When You’re Still Figuring Out Your Passion

Depending on where you’re at in your career—and personal life—you may not have a clear idea of your passions. Maybe you have several interests and hobbies but not one that sticks out as a main focus. Perhaps the things you used to be passionate about don’t excite you as much anymore.

If this sounds like you, Dea recommends thinking about where your time is focused. “Time is often a reflection of our priorities, and in many instances, our priorities are aligned to our interests and passions,” Dea explained. “If you don’t think you have a passion, ask yourself: Where do you spend your time? If you had a free day where you could do anything you wanted, how would you spend that time? That’s a good starting point.”

While you might not think you’re particularly passionate about anything at the moment, maybe you currently prioritize volunteering a few times a week. To tie this in with work-related skills, you could say something like:

“I have a few interests, but lately I’ve been spending quite a bit of time volunteering with the Humane Society. I love their mission and I love working with animals, so it’s been the perfect opportunity for me. While volunteering, I’ve honed my organizational skills in keeping the animals on a set daily routine, and have worked in compliance with the Humane Society safety procedures.”

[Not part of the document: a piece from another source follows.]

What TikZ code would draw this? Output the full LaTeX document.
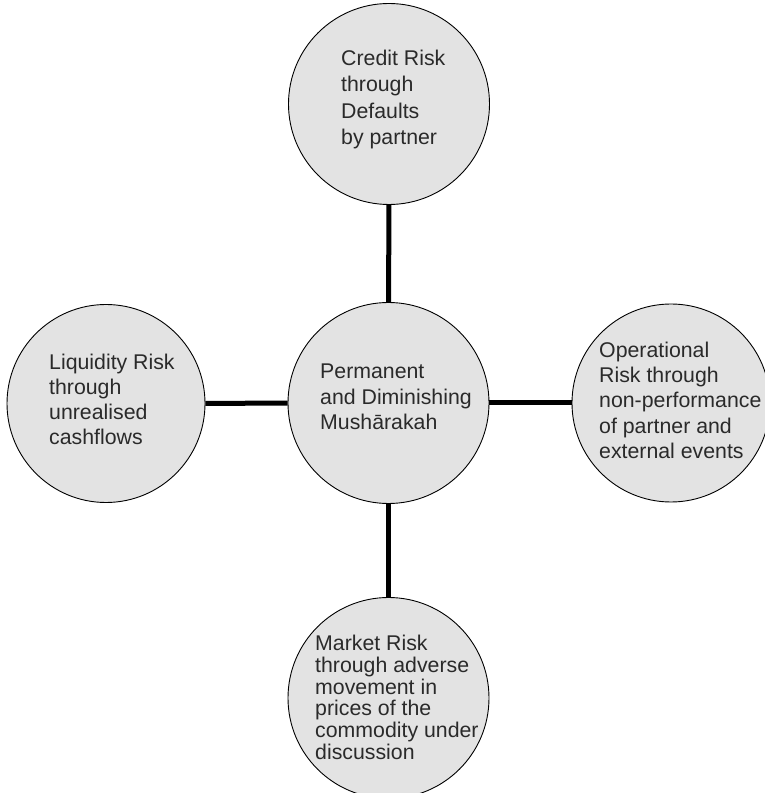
\documentclass[tikz,border=0pt]{standalone}
\usepackage{fontspec}
\setmainfont{Liberation Sans}
\definecolor{circfill}{HTML}{E3E3E3}
\definecolor{txtcol}{HTML}{2A2A2A}
\tikzset{
  riskcircle/.style={circle, draw=black, line width=0.9pt, fill=circfill, minimum size=201pt, inner sep=0pt},
  conn/.style={line width=5pt, draw=black},
  lbl/.style={anchor=base west, inner sep=0pt, text=txtcol},
}
\newcommand{\lines}[2]{\fontsize{21.3}{#1}\selectfont\begin{tabular}[t]{@{}l@{}}#2\end{tabular}}
\begin{document}
\begin{tikzpicture}[x=1pt,y=1pt]
\useasboundingbox (0,0) rectangle (765,793);
\node[riskcircle] (top) at (389,689) {};
\node[riskcircle] (mid) at (388.5,390) {};
\node[riskcircle, minimum size=198pt] (left) at (106,389.5) {};
\node[riskcircle, minimum size=198pt] (right) at (671,390) {};
\node[riskcircle] (bot) at (388.5,95) {};
\draw[conn] (top) -- (mid);
\draw[conn] (mid) -- (bot);
\draw[conn] (left) -- (mid);
\draw[conn] (mid) -- (right);
\node[lbl] (ttop) at (341,727.3) {\lines{26.2pt}{Credit Risk\\through\\Defaults\\by partner}};
\node[lbl] (tmid) at (320,414.7) {\lines{25.8pt}{Permanent\\and Diminishing\\Mushārakah}};
\node[lbl] (tleft) at (49,423.7) {\lines{25.2pt}{Liquidity Risk\\through\\unrealised\\cashflows}};
\node[lbl] (tright) at (599,435.7) {\lines{25.25pt}{Operational\\Risk through\\non-performance\\of partner and\\external events}};
\node[lbl] (tbot) at (315,142.3) {\lines{20.9pt}{Market Risk\\through adverse\\movement in\\prices of the\\commodity under\\discussion}};
\end{tikzpicture}
\end{document}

Your answer doesn’t have to be something that altruistic. Suppose you spend a lot of time at the gym—you can try an answer like this:

“I put a high priority on my health, so I’m really passionate about fitness. I work out four or five times a week and keep a daily journal of my meals. This has helped me stay disciplined, learn what works for me and where I can improve, and keep track of my short- and long-term fitness goals.”